Retype exactly what runs from the first line of the data to the line with "t in y_ticks]", keeping both of those lines and skipping pictures.

**Raw data:**

---------------

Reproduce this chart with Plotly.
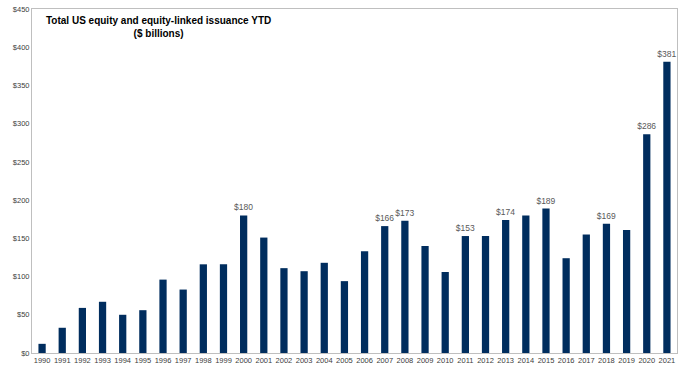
import plotly.graph_objects as go

years = [str(y) for y in range(1990, 2022)]
values = [12, 33, 59, 67, 50, 56, 96, 83, 116, 116, 180, 151, 111, 107, 118, 94,
          133, 166, 173, 140, 106, 153, 153, 174, 180, 189, 124, 155, 169, 161, 286, 381]
labelled_years = ["2000", "2007", "2008", "2011", "2013", "2015", "2018", "2020", "2021"]
labels = [f"${v}" if y in labelled_years else "" for y, v in zip(years, values)]
y_ticks = list(range(0, 451, 50))
y_tick_text = [f"${t}" for t in y_ticks]

fig = go.Figure(go.Bar(
    x=years, y=values, text=labels, textposition="outside", constraintext="none",
    textfont=dict(family="Liberation Sans, Arial", size=8.5, color="#595959"),
    marker=dict(color="#002D5E", line=dict(width=0)),
    cliponaxis=False,
))

fig.update_layout(
    width=684, height=372,
    margin=dict(l=32, r=7, t=9, b=19),
    paper_bgcolor="white", plot_bgcolor="white",
    bargap=0.64,
    showlegend=False,
    font=dict(family="Liberation Sans, Arial", size=8, color="#404040"),
    xaxis=dict(type="category", showgrid=False, showline=True, linecolor="#BFBFBF",
               linewidth=1, mirror=True, ticks="", tickfont=dict(size=7.5), tickangle=0,
               automargin=False),
    yaxis=dict(range=[0, 450], tickvals=y_ticks, ticktext=y_tick_text, showgrid=False,
               showline=True, linecolor="#BFBFBF", linewidth=1, mirror=True,
               ticks="", tickfont=dict(size=7.5), zeroline=False, automargin=False),
    annotations=[dict(
        text="<b>Total US equity and equity-linked issuance YTD<br>($ billions)</b>",
        xref="paper", yref="paper", x=(158 - 32) / 645, y=1 - 4 / 344,
        xanchor="center", yanchor="top", showarrow=False, align="center",
        font=dict(family="Liberation Sans, Arial", size=10, color="black"),
    )],
)

fig.write_html("out.html", config={"displayModeBar": False},
               post_script="document.body.style.margin='0';document.body.style.overflow='hidden';")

---------------

**Answer for the task:**
Reproduce this chart with Plotly.
import plotly.graph_objects as go

years = [str(y) for y in range(1990, 2022)]
values = [12, 33, 59, 67, 50, 56, 96, 83, 116, 116, 180, 151, 111, 107, 118, 94,
          133, 166, 173, 140, 106, 153, 153, 174, 180, 189, 124, 155, 169, 161, 286, 381]
labelled_years = ["2000", "2007", "2008", "2011", "2013", "2015", "2018", "2020", "2021"]
labels = [f"${v}" if y in labelled_years else "" for y, v in zip(years, values)]
y_ticks = list(range(0, 451, 50))
y_tick_text = [f"${t}" for t in y_ticks]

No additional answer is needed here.